April Strategy


For my first post I thought that some general early season advice would be useful for many. It also gives me some content for people to view instead of a welcome that no one cares about or reacts to.

Getting to the point, the first month is arguably the most important time of the season. For Roto leagues the repercussions of your moves will reverberate for the entire season, as opposed to a move made in July that literally carries half the weight. In H2H formats with a playoff it can make moves a little easier to stomach in hopes of building a juggernaut that can win in a 1-2 week matchup at the end of the year.

With that being said, the most important thing to keep in mind during April is to R-E-L-A-X!!! From a Baseball Prospectus article, April is the least predictive month. While we should always be careful not to make too much out of small samples, we should specifically keep this in mind during the first month of the season where season impact is greatest. Relax will be the theme of my advice throughout the course of the first month or so.

So where should we start if we are relaxing? There has to be something to do? I’m gonna walk you guys through my early season thoughts and help set you up for a great year.

Make a Watch List

A watch list is a great way to quickly view all the guys you are interested in without having to sort through the same bullshit every time. My early season watch list is a combination of the guys I was interested in that I didn’t draft and any other fringe players that could earn their way onto my roster. I also went through my own team and decided which positions I was weakest in and added the top FA’s available onto my watch list. Another group to keep in mind are the top relief arms that could slide into a closer role(or set up for holds leagues) with an injury or implosion, or just solid relievers sitting behind an impending blow up (Matt Bush comes to mind).

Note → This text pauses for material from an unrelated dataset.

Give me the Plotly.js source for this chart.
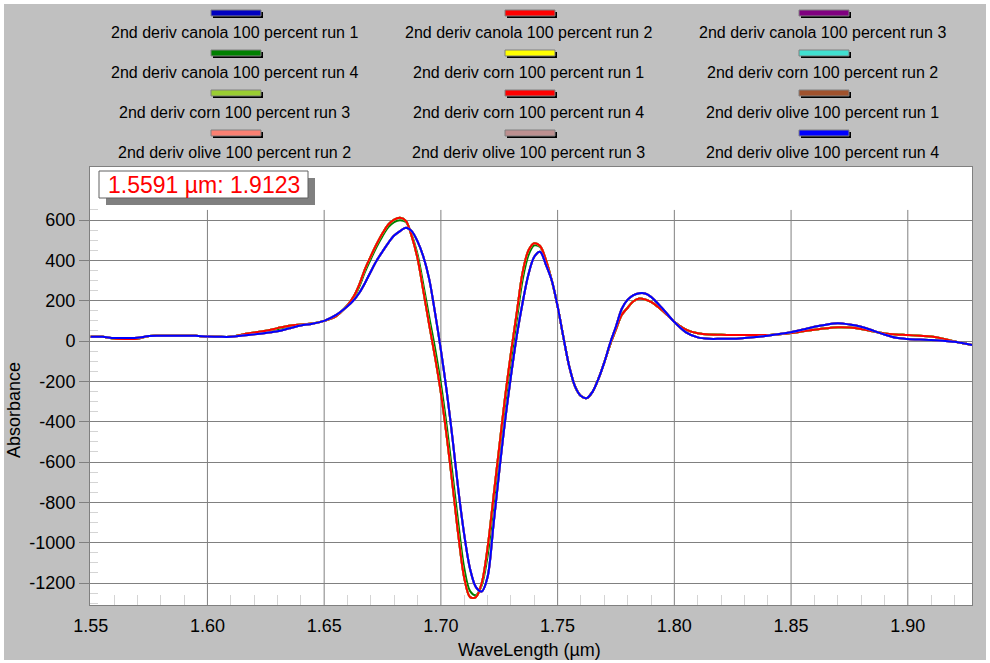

The final group of players that I add to my watch list are guys I was really high on that I missed out on in the draft. I put these guys on the list so I can monitor them in one spot in the hopes of a slow start or minor injury that I can target in a trade. Remembering these guys gets harder as the weeks pass after the draft. You always need to remember that you liked them for a reason.

Don’t Drop or Trade

This comes with several exceptions such as;

-Closer/Bullpen changes

-Another owner drops someone they shouldn’t

-Early buy low / sell high opportunity

-A move that actually improves your team

For the most part you don’t want to do anything knee-jerk. Dropping your last round pick for a guy on a heater or swapping out some streamer quality pitchers isn’t really what I’m talking about. Just don’t bail on your mid round guys after a week long cold streak. That also includes remembering which guys you didn’t want during the draft and avoiding them despite a good start.

An important exception to that would be a hitter/pitcher making changes that show up early. One example could be if you didn’t like Heyward(who does) but he started out hitting well early. You may chalk that up to his reconstructed swing and still be able to buy into him at a discount. Those are the types of early moves I approve of and you should monitor closely.

Pitchers Will Piss You Off

Personally I find the first few weeks of the season a great time to sit my non stud pitchers to see if they will stick around on my team (league dependent). The first week specifically is very tough on pitchers, even the good ones (Hi Tanaka!). The difference between a Dylan Bundy and Michael Pineda will be almost nothing over the course of a full season, so I treat the guys I fill out my pitching staff with like they are on a 10 day contract. This is obviously dependent on your individual league but If I don’t feel confident starting a guy every matchup, he becomes disposable. Of all the positions I tinker with, the back end of my rotation is subject to the most change and I’m always looking to maximize the value of my starts.

Target Auto-Drafters

The toughest part about trading in the beginning of the season is that, for the most part, we all chose our players over another player. This makes it hard to admit defeat and give up on guys or “overpay” for someone you already passed on a week ago in the draft. The exception to this rule are the guys that missed the draft. They have no artificial allegiance to their guys and may like quite a few on your team, they just weren’t there to draft them. So if you are in the mood for some early trades that is the best place to start.

I think I hit the main topics I wanted to get to but it’s always possible I add to it over the coming weeks. Feel free to comment and leave me some feedback on my first post so I can make this place a little better

Best of Luck



  1. Overall that first post was good stuff and I enjoyed reading it. We are on a level with the watch list and the back end of the rotation moves.

    Small improvement opportunity – it would probably be better if you use the first and last name of the players when you are discussing them to avoid any confusion. Unless you are using it in a joke or similar like you did with Tanaka. In that case just the last name players better.